MAS II discusses how we decide the weights (Z) to apply when calculating a credibility-weighted estimate. The classical technique (limited fluctuation) is currently used for the ratemaking methods in most lines of business. While simple, it is mostly accurate. The method may cause inaccuracies, however, in the fringes (e.g., super safe policyholders and/or super risky policyholders). For improved accuracy, actuaries are increasingly delving into Bayesian methods. MAS II discusses Buhlmann, Buhlmann-Straub and general Bayesian procedures. These methods allow one to make assumptions of how the nature of our data might behave, then apply internal estimates to these assumptions, either by calculating Z or by creating a predictive distribution to use for our estimates going forward. Understanding and applying these Bayesian-based methods will be vital in improving actuarial expected frequency, severity and aggregate loss estimates, in particular. Better predictions on a more granular scale lead to favorable selection and fairer premiums for policyholders.
Linear mixed models
To charge fair premiums to our policyholders, we need to be able to differentiate between them in a credible manner. Classifying risks into homogenous groups for a series of selected policyholder characteristics and calculating the relative average expected losses for each level allows us to create a multiplicative algorithm called a class plan. The purpose of the class plan is to calculate each policyholder’s fair premium, based on their individual characteristics. The more we split up the data into groups, however, the less statistically significant will be our predicted losses. This provides for an interesting dilemma: We want to classify our risks properly, but we also want credible estimates. As such, our groupings can’t be too granular. However, risks within each group are different from each other. Thus, we aren’t fully capturing the true classification. For this dilemma, we can benefit from the use of models, like linear mixed models (LMMs).
LMMs incorporate fixed and random effects, meaning we can model the relationship between a set of independent variables and the response variable (e.g., policyholder characteristics versus expected loss), while also modeling the differences between risks within each independent variable. Along with other tools, like generalized linear models, LMMs help us differentiate our policyholders more effectively in our class plans. LMMs can also be used in book of business analysis, planning and more.
Statistical learning
Along with LMMs, there is a plethora of helpful statistical tools to improve our actuarial methods and analysis. MAS II introduces many of these, including k-nearest neighbors, decision trees (CART), random forest, gradient boosting machines (GBM), principal components analysis (PCA), clustering (k-means, hierarchical), neural networks, along with summary statistics interpretation.

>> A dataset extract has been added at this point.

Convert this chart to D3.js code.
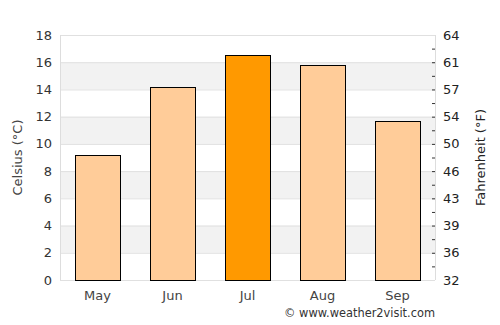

These tools are used for a variety of purposes. For example, tree-based methods and PCA are used to help identify significant variables for use in models (e.g., which policyholder characteristics are most predictive of expected loss). Clustering methods are used to help identify splits between levels within a variable (e.g., territories in a state).
The ability to interpret statistics (such as p-values, AIC, R-squared, Gini, lift charts, etc.) is necessary for understanding variable significance and model predictive accuracy. We must decide which models are best for actuarial estimation with confidence that the selection of variables and the resulting predictions are trustworthy.
Time series
Much of the data used for actuarial estimation has a time component, where prior data points naturally lead to subsequent data points (i.e., the data is correlated through time). This autocorrelation, along with long-term trend and seasonality components, provide helpful patterns in predicting future behavior.
Time series models help to identify these patterns. MAS II will teach you the autoregressive integrated moving average (ARIMA) model in particular. The “AR” component models the autocorrelation via regression, the “I” component supplies a sort of data transform (differencing/integration), which implicitly models seasonality and other effects, and the MA component models a long-term trend via a moving average.
ARIMA models are underutilized! They have powerful possibilities in trend selections, such as premium, loss, exposure and expense trends. ARIMA models can be used to identify drivers of change. They can be used in book of business analysis, planning and much more.